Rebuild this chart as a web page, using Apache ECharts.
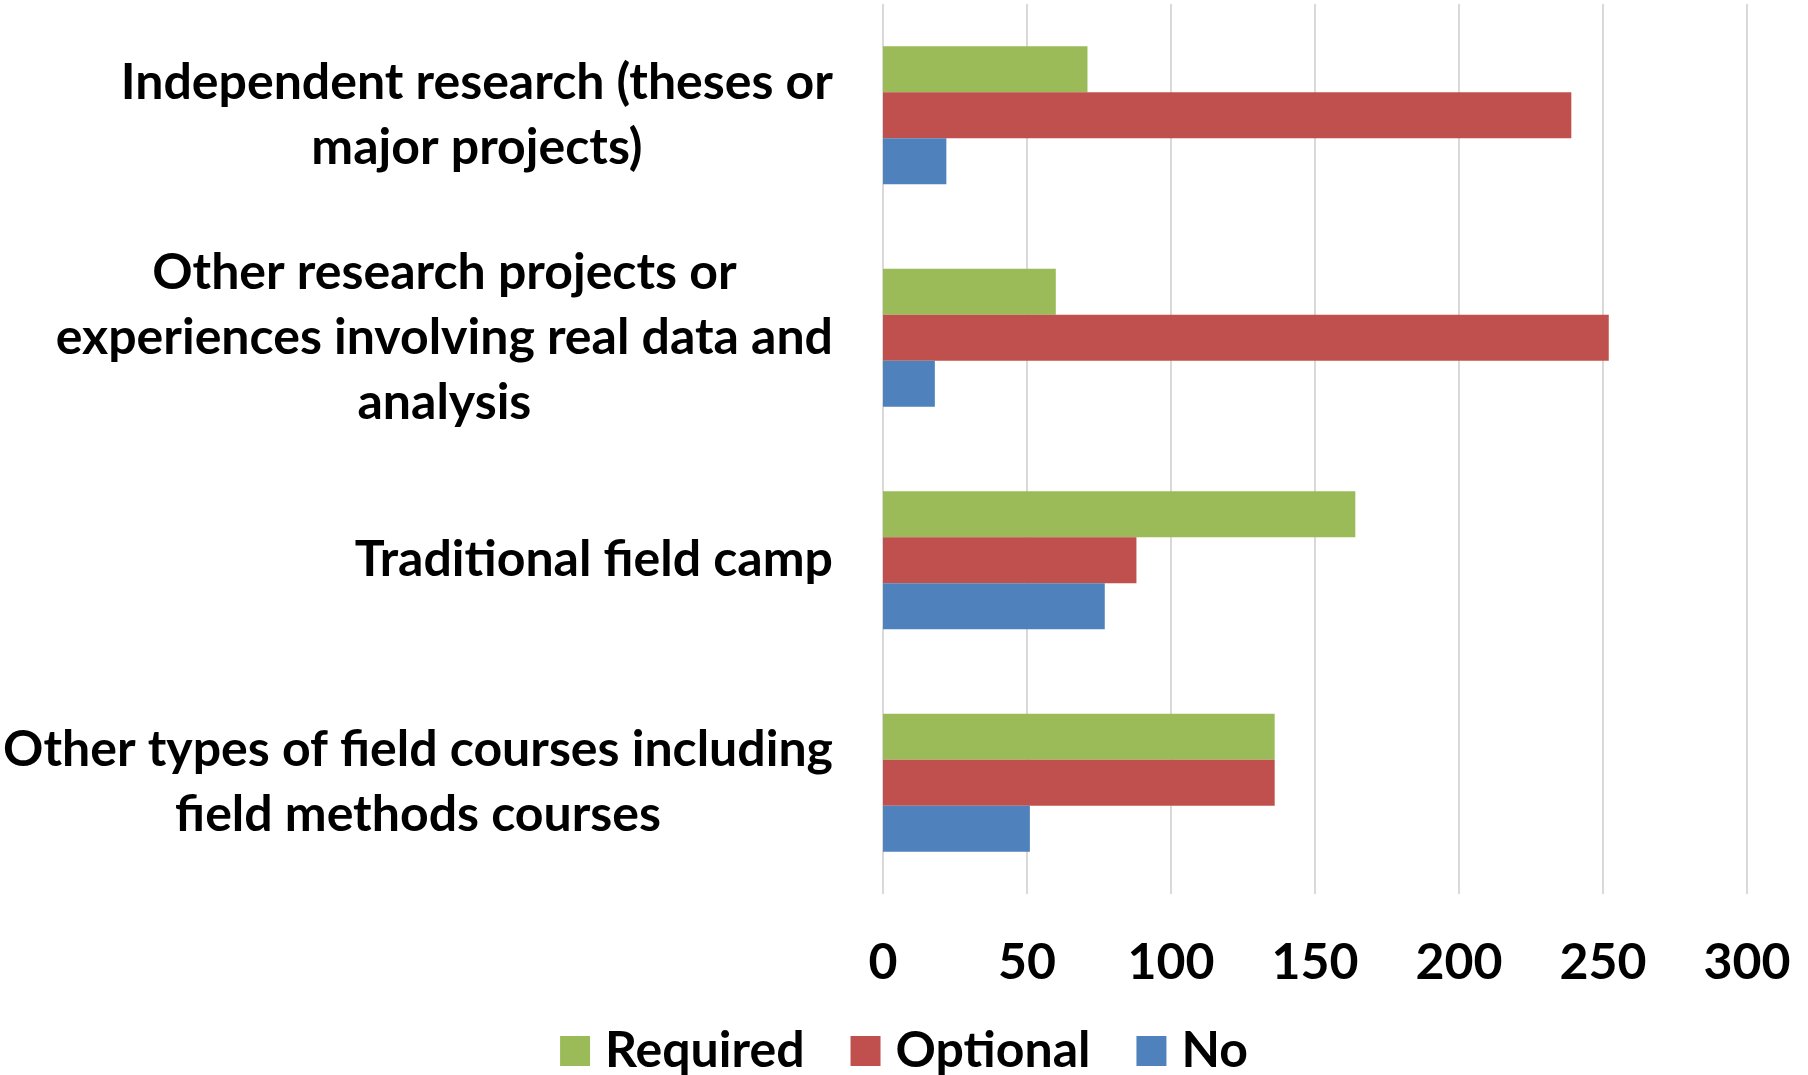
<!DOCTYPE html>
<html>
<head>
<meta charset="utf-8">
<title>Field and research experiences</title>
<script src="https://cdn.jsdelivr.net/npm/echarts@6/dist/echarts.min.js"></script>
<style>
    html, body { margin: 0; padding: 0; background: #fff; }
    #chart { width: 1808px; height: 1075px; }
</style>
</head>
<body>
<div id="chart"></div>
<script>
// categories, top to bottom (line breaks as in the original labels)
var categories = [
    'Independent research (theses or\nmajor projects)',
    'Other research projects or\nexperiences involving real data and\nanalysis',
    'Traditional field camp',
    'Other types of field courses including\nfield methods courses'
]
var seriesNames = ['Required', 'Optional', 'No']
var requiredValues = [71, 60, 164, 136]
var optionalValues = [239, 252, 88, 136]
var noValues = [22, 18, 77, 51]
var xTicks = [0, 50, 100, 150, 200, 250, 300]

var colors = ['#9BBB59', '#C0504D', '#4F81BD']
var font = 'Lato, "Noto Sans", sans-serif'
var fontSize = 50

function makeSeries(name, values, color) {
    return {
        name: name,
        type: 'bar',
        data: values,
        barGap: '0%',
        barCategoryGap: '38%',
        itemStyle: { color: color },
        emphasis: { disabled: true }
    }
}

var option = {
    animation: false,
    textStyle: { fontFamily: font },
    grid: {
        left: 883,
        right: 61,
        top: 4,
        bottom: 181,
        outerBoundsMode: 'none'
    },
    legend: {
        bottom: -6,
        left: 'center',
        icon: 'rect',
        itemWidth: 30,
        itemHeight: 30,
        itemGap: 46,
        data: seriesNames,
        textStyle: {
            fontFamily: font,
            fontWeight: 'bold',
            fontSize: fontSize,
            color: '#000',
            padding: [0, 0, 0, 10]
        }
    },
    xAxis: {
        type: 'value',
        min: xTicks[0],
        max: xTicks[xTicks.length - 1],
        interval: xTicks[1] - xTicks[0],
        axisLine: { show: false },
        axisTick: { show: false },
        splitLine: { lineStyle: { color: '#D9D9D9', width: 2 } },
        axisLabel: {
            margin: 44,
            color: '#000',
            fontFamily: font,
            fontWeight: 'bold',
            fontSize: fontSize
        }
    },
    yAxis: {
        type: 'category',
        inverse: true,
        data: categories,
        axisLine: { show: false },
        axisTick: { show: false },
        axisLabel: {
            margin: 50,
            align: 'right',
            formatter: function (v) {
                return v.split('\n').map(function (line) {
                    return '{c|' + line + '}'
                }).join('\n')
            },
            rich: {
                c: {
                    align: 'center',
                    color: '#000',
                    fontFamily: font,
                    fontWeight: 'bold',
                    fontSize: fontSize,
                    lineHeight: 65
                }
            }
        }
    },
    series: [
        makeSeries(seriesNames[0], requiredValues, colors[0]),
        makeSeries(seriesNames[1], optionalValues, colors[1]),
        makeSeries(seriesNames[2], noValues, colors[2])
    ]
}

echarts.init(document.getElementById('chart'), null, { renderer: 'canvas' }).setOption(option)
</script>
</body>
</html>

++++

Exercise description:
Each line above is to be copied verbatim. Drop any image from the copy.

Solution to the problem:
Rebuild this chart as a web page, using Apache ECharts.
<!DOCTYPE html>
<html>
<head>
<meta charset="utf-8">
<title>Field and research experiences</title>
<script src="https://cdn.jsdelivr.net/npm/echarts@6/dist/echarts.min.js"></script>
<style>
    html, body { margin: 0; padding: 0; background: #fff; }
    #chart { width: 1808px; height: 1075px; }
</style>
</head>
<body>
<div id="chart"></div>
<script>
// categories, top to bottom (line breaks as in the original labels)
var categories = [
    'Independent research (theses or\nmajor projects)',
    'Other research projects or\nexperiences involving real data and\nanalysis',
    'Traditional field camp',
    'Other types of field courses including\nfield methods courses'
]
var seriesNames = ['Required', 'Optional', 'No']
var requiredValues = [71, 60, 164, 136]
var optionalValues = [239, 252, 88, 136]
var noValues = [22, 18, 77, 51]
var xTicks = [0, 50, 100, 150, 200, 250, 300]

var colors = ['#9BBB59', '#C0504D', '#4F81BD']
var font = 'Lato, "Noto Sans", sans-serif'
var fontSize = 50

function makeSeries(name, values, color) {
    return {
        name: name,
        type: 'bar',
        data: values,
        barGap: '0%',
        barCategoryGap: '38%',
        itemStyle: { color: color },
        emphasis: { disabled: true }
    }
}

var option = {
    animation: false,
    textStyle: { fontFamily: font },
    grid: {
        left: 883,
        right: 61,
        top: 4,
        bottom: 181,
        outerBoundsMode: 'none'
    },
    legend: {
        bottom: -6,
        left: 'center',
        icon: 'rect',
        itemWidth: 30,
        itemHeight: 30,
        itemGap: 46,
        data: seriesNames,
        textStyle: {
            fontFamily: font,
            fontWeight: 'bold',
            fontSize: fontSize,
            color: '#000',
            padding: [0, 0, 0, 10]
        }
    },
    xAxis: {
        type: 'value',
        min: xTicks[0],
        max: xTicks[xTicks.length - 1],
        interval: xTicks[1] - xTicks[0],
        axisLine: { show: false },
        axisTick: { show: false },
        splitLine: { lineStyle: { color: '#D9D9D9', width: 2 } },
        axisLabel: {
            margin: 44,
            color: '#000',
            fontFamily: font,
            fontWeight: 'bold',
            fontSize: fontSize
        }
    },
    yAxis: {
        type: 'category',
        inverse: true,
        data: categories,
        axisLine: { show: false },
        axisTick: { show: false },
        axisLabel: {
            margin: 50,
            align: 'right',
            formatter: function (v) {
                return v.split('\n').map(function (line) {
                    return '{c|' + line + '}'
                }).join('\n')
            },
            rich: {
                c: {
                    align: 'center',
                    color: '#000',
                    fontFamily: font,
                    fontWeight: 'bold',
                    fontSize: fontSize,
                    lineHeight: 65
                }
            }
        }
    },
    series: [
        makeSeries(seriesNames[0], requiredValues, colors[0]),
        makeSeries(seriesNames[1], optionalValues, colors[1]),
        makeSeries(seriesNames[2], noValues, colors[2])
    ]
}

echarts.init(document.getElementById('chart'), null, { renderer: 'canvas' }).setOption(option)
</script>
</body>
</html>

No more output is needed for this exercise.